Direction ▸ Everything from the opening line of the records below through the line with "import plotly.graph_objects as go" must be duplicated exactly, pictures left out.

Data provided ▸
** begin **

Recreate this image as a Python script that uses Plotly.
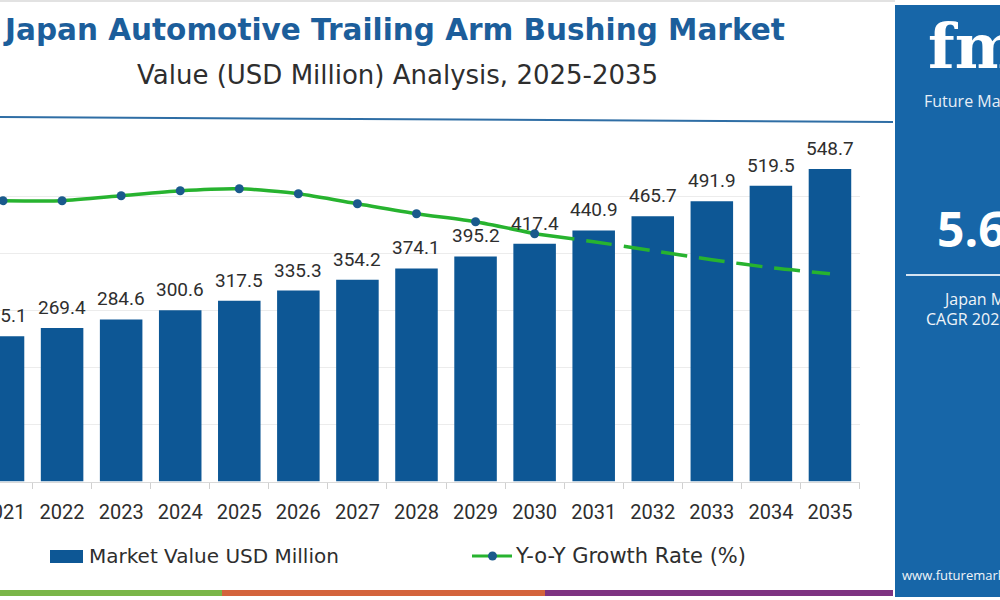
import plotly.graph_objects as go

# ---------------- data ----------------
years = [str(y) for y in range(2021, 2036)]
market_value = [255.1, 269.4, 284.6, 300.6, 317.5, 335.3, 354.2, 374.1,
                395.2, 417.4, 440.9, 465.7, 491.9, 519.5, 548.7]
yoy_growth = [5.63, 5.63, 5.68, 5.73, 5.75, 5.70, 5.60, 5.50,
              5.42, 5.30, 5.22, 5.13, 5.04, 4.96, 4.90]
value_labels = [f"{v:.1f}" for v in market_value]
solid_years = years[:10]
solid_growth = yoy_growth[:10]
dashed_years = years[9:]
dashed_growth = yoy_growth[9:]

W, H = 1000, 600
def fx(p):
    return p / W
def fy(p):
    return 1 - p / H

BAR = "#0d5795"
GREEN = "#27b32f"
MARK = "#1a5a8c"
PANEL = "#1766a8"
TXT = "#2e2e2e"

fig = go.Figure()
fig.add_trace(go.Bar(x=years, y=market_value, width=0.72,
                     marker=dict(color=BAR, line=dict(width=0)),
                     name="Market Value USD Million", showlegend=False,
                     yaxis="y"))
fig.add_trace(go.Scatter(x=dashed_years, y=dashed_growth, mode="lines",
                         line=dict(color=GREEN, width=3.5, shape="spline", smoothing=0.6,
                                   dash="40px,12px,26px,12px,26px,12px,26px,12px,26px,12px,26px,12px,26px,12px,26px,12px"),
                         showlegend=False, yaxis="y2"))
fig.add_trace(go.Scatter(x=solid_years, y=solid_growth, mode="lines+markers",
                         line=dict(color=GREEN, width=3.5, shape="spline", smoothing=0.6),
                         marker=dict(color=MARK, size=9),
                         name="Y-o-Y Growth Rate (%)", showlegend=False, yaxis="y2"))

annotations = []
for i, (v, lab) in enumerate(zip(market_value, value_labels)):
    annotations.append(dict(x=i, y=v, xref="x", yref="y", text=lab, showarrow=False,
                            yanchor="bottom", yshift=7,
                            font=dict(family="Roboto", size=19, color=TXT)))

def note(x, y, text, size, color, xanchor="left", family="Open Sans", bold=False):
    t = f"<b>{text}</b>" if bold else text
    annotations.append(dict(x=fx(x), y=fy(y), xref="paper", yref="paper", text=t,
                            showarrow=False, xanchor=xanchor, yanchor="middle",
                            font=dict(family=family, size=size, color=color)))

note(394, 30, "Japan Automotive Trailing Arm Bushing Market", 29.5, "#1c5e9b", "center",
     family="DejaVu Sans", bold=True)
note(397, 75, "Value (USD Million) Analysis, 2025-2035", 26, TXT, "center", family="DejaVu Sans")
note(87, 556, "Market Value USD Million", 20, TXT, family="DejaVu Sans")
note(513, 556, "Y-o-Y Growth Rate (%)", 21, TXT, family="DejaVu Sans")
# side panel text
note(926, 46, "fmi", 62, "white", family="DejaVu Serif", bold=True)
note(922, 101, "Future Market Insights", 16, "#e6eef7")
note(935, 228, "5.6%", 48, "white", family="Open Sans", bold=True)
note(941, 299, "Japan Market", 16, "#f0f4f8")
note(924, 319, "CAGR 2025-2035", 16, "#f0f4f8")
note(900, 575, "www.futuremarketinsights.com", 13, "#f0f4f8")

shapes = []
def rect(x0, y0, x1, y1, color):
    shapes.append(dict(type="rect", xref="paper", yref="paper", x0=fx(x0), x1=fx(x1),
                       y0=fy(y1), y1=fy(y0), fillcolor=color, line=dict(width=0), layer="below"))
def line(x0, y0, x1, y1, color, width):
    shapes.append(dict(type="line", xref="paper", yref="paper", x0=fx(x0), x1=fx(x1),
                       y0=fy(y0), y1=fy(y1), line=dict(color=color, width=width)))

rect(895, 5, 1000, 597, PANEL)
line(906, 275, 1000, 275, "#d6e4f2", 2)
line(0, 117, 893, 122, "#2f6ea5", 2)
line(0, 1, 895, 1, "#e2e2e2", 2)
rect(0, 590, 222, 596, "#7ab648")
rect(222, 590, 545, 596, "#d4643c")
rect(545, 590, 893, 596, "#7e3382")
# manual legend symbols
rect(50, 550, 83, 563, BAR)
line(472, 556, 512, 556, GREEN, 3)
shapes.append(dict(type="circle", xref="paper", yref="paper",
                   x0=fx(488), x1=fx(497), y0=fy(560.5), y1=fy(551.5),
                   fillcolor=MARK, line=dict(width=0)))

fig.update_layout(
    template="none",
    width=W, height=H,
    margin=dict(l=0, r=0, t=0, b=0, autoexpand=False),
    paper_bgcolor="white", plot_bgcolor="white",
    bargap=0.28,
    showlegend=False,
    xaxis=dict(domain=[0, 0.8595], type="category", range=[-0.051, 14.5],
               showline=True, linecolor="#d9d9d9", linewidth=1,
               ticks="outside", tickson="boundaries", ticklen=6, tickcolor="#d0d0d0",
               ticklabelstandoff=12,
               tickfont=dict(family="Roboto", size=20, color=TXT),
               showgrid=False, zeroline=False, automargin=False),
    yaxis=dict(domain=[fy(481.5), fy(139.8)], range=[0, 600], dtick=100, tick0=0,
               showgrid=True, gridcolor="#ececec", gridwidth=1,
               showticklabels=False, zeroline=False, showline=False, automargin=False),
    yaxis2=dict(overlaying="y", range=[2.822, 6.239], showgrid=False,
                showticklabels=False, zeroline=False, showline=False, automargin=False),
    annotations=annotations,
    shapes=shapes,
)

fig.write_html("out.html")
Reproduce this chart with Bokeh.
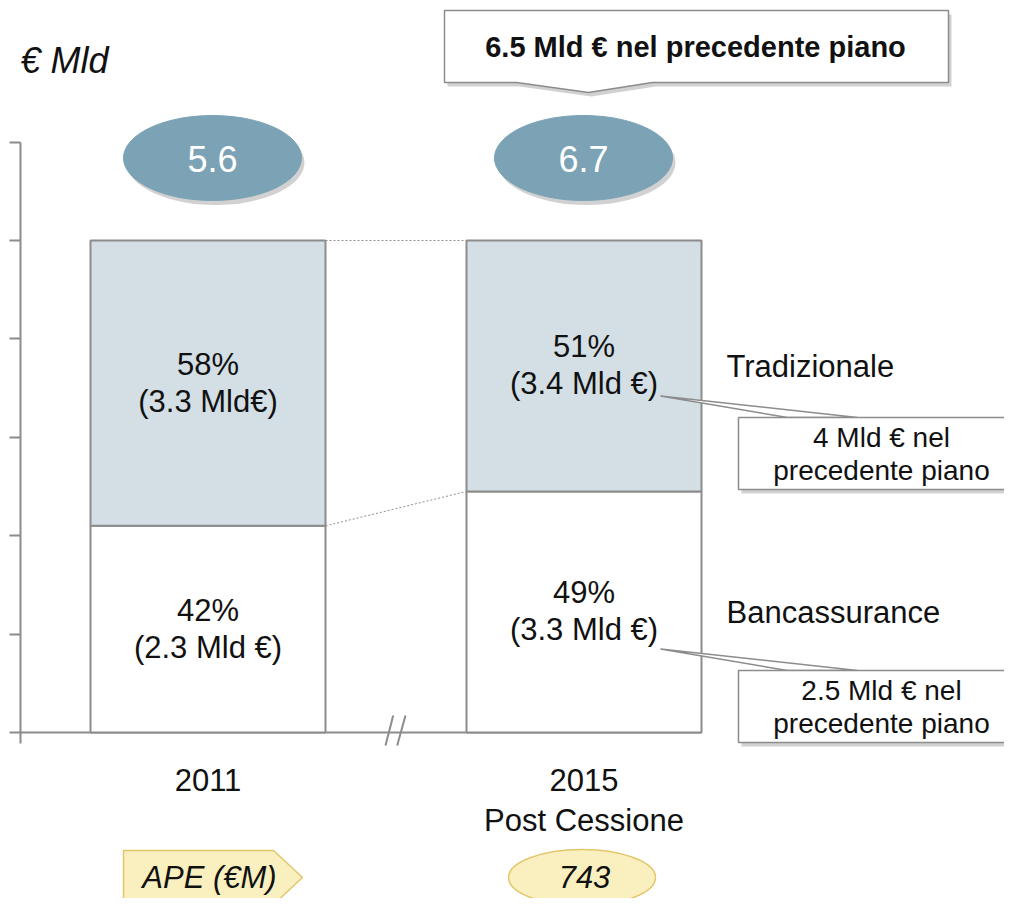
from bokeh.plotting import figure
from bokeh.models import Range1d, FixedTicker, ColumnDataSource
from bokeh.core.properties import value
from bokeh.embed import file_html
from bokeh.resources import INLINE

# ---------------- data ----------------
categories = ["2011", "2015"]
subtitles = ["", "Post Cessione"]
series_names = ["Bancassurance", "Tradizionale"]
banc_share = [42, 49]
trad_share = [58, 51]
banc_labels = ["(2.3 Mld €)", "(3.3 Mld €)"]
trad_labels = ["(3.3 Mld€)", "(3.4 Mld €)"]
totals = [5.6, 6.7]
prev_total_note = "6.5 Mld € nel precedente piano"
prev_trad_note = ["4 Mld € nel", "precedente piano"]
prev_banc_note = ["2.5 Mld € nel", "precedente piano"]
ape_label = "APE (€M)"
ape_2015 = 743
y_ticks = [0, 20, 40, 60, 80, 100, 120]
unit_label = "€ Mld"

# ---------------- layout helpers (pixel -> data) ----------------
W, H = 1004, 898
BORDER_L = 20
PX_PER_X = 376.0
PX_PER_Y = 4.92
X0_PX = 207.5
BASE_PX = 732.0
TS = -11.5  # text baseline correction (screen px)


def X(px):
    return 1 + (px - X0_PX) / PX_PER_X


def Y(py):
    return (BASE_PX - py) / PX_PER_Y


FONT = value("Liberation Sans")
TXT = "#111111"
GRAY = "#8c8c8c"
BAR_W = 235 / PX_PER_X

p = figure(width=W, height=H, output_backend="svg", toolbar_location=None,
           x_range=Range1d(X(BORDER_L), X(W)), y_range=Range1d(Y(H), Y(0)),
           min_border_left=BORDER_L, min_border_right=0, min_border_top=0,
           min_border_bottom=0, x_axis_location=None)
p.xgrid.visible = False
p.ygrid.visible = False
p.outline_line_color = None
p.background_fill_color = "white"

ax = p.yaxis[0]
ax.ticker = FixedTicker(ticks=y_ticks)
ax.major_label_text_font_size = "0px"
ax.major_label_overrides = {t: "" for t in y_ticks}
ax.major_label_standoff = 0
ax.major_tick_out = 11
ax.major_tick_in = 0
ax.minor_tick_line_color = None
ax.axis_line_color = GRAY
ax.axis_line_width = 2
ax.major_tick_line_color = GRAY
ax.major_tick_line_width = 2
ax.bounds = (Y(743), y_ticks[-1])

xs = [i + 1 for i in range(len(categories))]
tops = [b + t for b, t in zip(banc_share, trad_share)]
src = ColumnDataSource(dict(x=xs, banc=banc_share, top=tops,
                            banc_mid=[b / 2 for b in banc_share],
                            trad_mid=[b + t / 2 for b, t in zip(banc_share, trad_share)],
                            banc_pct=[f"{b}%" for b in banc_share],
                            trad_pct=[f"{t}%" for t in trad_share],
                            banc_lab=banc_labels, trad_lab=trad_labels,
                            cat=categories, sub=subtitles))

# baseline and break marks
p.segment(x0=[X(BORDER_L)], y0=[0], x1=[xs[1] + BAR_W / 2], y1=[0], line_color=GRAY, line_width=2)
p.segment(x0=[X(392.7), X(405)], y0=[Y(715), Y(715)], x1=[X(385), X(396.7)], y1=[Y(745), Y(745)],
          line_color=GRAY, line_width=2)

# bars
p.vbar(x="x", width=BAR_W, bottom=0, top="banc", source=src, fill_color="white",
       line_color=GRAY, line_width=2)
p.vbar(x="x", width=BAR_W, bottom="banc", top="top", source=src, fill_color="#d3dfe5",
       line_color=GRAY, line_width=2)

# dotted connectors
p.segment(x0=[xs[0] + BAR_W / 2] * 2, y0=[tops[0], banc_share[0]],
          x1=[xs[1] - BAR_W / 2] * 2, y1=[tops[1], banc_share[1]],
          line_color="#909090", line_width=1, line_dash="2 2")

# bar labels
common = dict(text_font=FONT, text_font_size=value("31px"), text_color=TXT,
              text_align="center", text_baseline="alphabetic")
p.text(x="x", y="trad_mid", text="trad_pct", y_offset=-7.5 + TS, source=src, **common)
p.text(x="x", y="trad_mid", text="trad_lab", y_offset=29.5 + TS, source=src, **common)
p.text(x="x", y="banc_mid", text="banc_pct", y_offset=-7.5 + TS, source=src, **common)
p.text(x="x", y="banc_mid", text="banc_lab", y_offset=29.5 + TS, source=src, **common)

# category labels
p.text(x="x", y=0, text="cat", y_offset=59 + TS, source=src, **common)
p.text(x="x", y=0, text="sub", y_offset=99 + TS, source=src, **common)

# series labels
left = dict(common, text_align="left")
p.text(x=[X(726), X(726)], y=[banc_share[1] + trad_share[1] / 2, banc_share[1] / 2],
       text=[series_names[1], series_names[0]], y_offset=12 + TS, **left)

# unit label
p.text(x=[X(20)], y=[Y(71)], y_offset=TS, text=[unit_label], text_font=FONT,
       text_font_size=value("36px"), text_font_style="italic", text_color=TXT,
       text_align="left", text_baseline="alphabetic")

# total ellipses
ex = [X(212), X(583)]
p.ellipse(x=[e + 3 / PX_PER_X for e in ex], y=[Y(162)] * 2, width=178 / PX_PER_X,
          height=85 / PX_PER_Y, fill_color="#9a9a9a", fill_alpha=0.45, line_color=None)
p.ellipse(x=ex, y=[Y(157.5)] * 2, width=178 / PX_PER_X, height=85 / PX_PER_Y,
          fill_color="#7ba3b5", line_color="#7ba3b5", line_width=1)
p.text(x=ex, y=[Y(170)] * 2, y_offset=TS, text=[f"{t:.1f}" for t in totals], text_font=FONT,
       text_font_size=value("36px"), text_color="white", text_align="center",
       text_baseline="alphabetic")

# top callout
tc_px = [(444, 10), (948, 10), (948, 82), (652, 82), (588, 92), (516, 82), (444, 82)]
p.patch(x=[X(a + 3) for a, b in tc_px], y=[Y(b + 4) for a, b in tc_px],
        fill_color="#999999", fill_alpha=0.45, line_color=None)
p.patch(x=[X(a) for a, b in tc_px], y=[Y(b) for a, b in tc_px],
        fill_color="white", line_color=GRAY, line_width=1.5)
p.text(x=[X(695)], y=[Y(58)], y_offset=TS, text=[prev_total_note], text_font=FONT,
       text_font_size=value("29px"), text_font_style="bold", text_color=TXT,
       text_align="center", text_baseline="alphabetic")

# side callouts
for dy, lines in ((0, prev_trad_note), (253, prev_banc_note)):
    wedge = [(660, 395.5 + dy), (787, 417 + dy), (857, 417 + dy)]
    p.patch(x=[X(a) for a, b in wedge], y=[Y(b) for a, b in wedge],
            fill_color="white", line_color=GRAY, line_width=1.5)
    p.quad(left=[X(741)], right=[X(1040)], top=[Y(420 + dy)], bottom=[Y(493 + dy)],
           fill_color="#999999", fill_alpha=0.45, line_color=None)
    p.quad(left=[X(738)], right=[X(1030)], top=[Y(417 + dy)], bottom=[Y(489 + dy)],
           fill_color="white", line_color=GRAY, line_width=1.5)
    p.text(x=[X(881), X(881)], y=[Y(448 + dy), Y(481 + dy)], y_offset=TS, text=lines,
           text_font=FONT, text_font_size=value("28px"), text_color=TXT, text_align="center",
           text_baseline="alphabetic")

# APE row (lifted slightly so its text fits inside the figure)
ape_px = [(123, 850), (273, 850), (302, 877), (273, 904), (123, 904)]
p.patch(x=[X(a) for a, b in ape_px], y=[Y(b) for a, b in ape_px],
        fill_color="#faf0bf", line_color="#e3c66c", line_width=1.5)
p.text(x=[X(209)], y=[Y(888)], y_offset=TS, text=[ape_label], text_font=FONT,
       text_font_size=value("31px"), text_font_style="italic", text_color=TXT,
       text_align="center", text_baseline="alphabetic")
p.ellipse(x=[X(581.5)], y=[Y(877)], width=147 / PX_PER_X, height=56 / PX_PER_Y,
          fill_color="#faf0bf", line_color="#e3c66c", line_width=1.5)
p.text(x=[X(584)], y=[Y(888)], y_offset=TS, text=[str(ape_2015)], text_font=FONT,
       text_font_size=value("31px"), text_font_style="italic", text_color=TXT,
       text_align="center", text_baseline="alphabetic")

open("out.html", "w").write(file_html(p, INLINE))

** end **

Problem solution ▸
Recreate this image as a Python script that uses Plotly.
import plotly.graph_objects as go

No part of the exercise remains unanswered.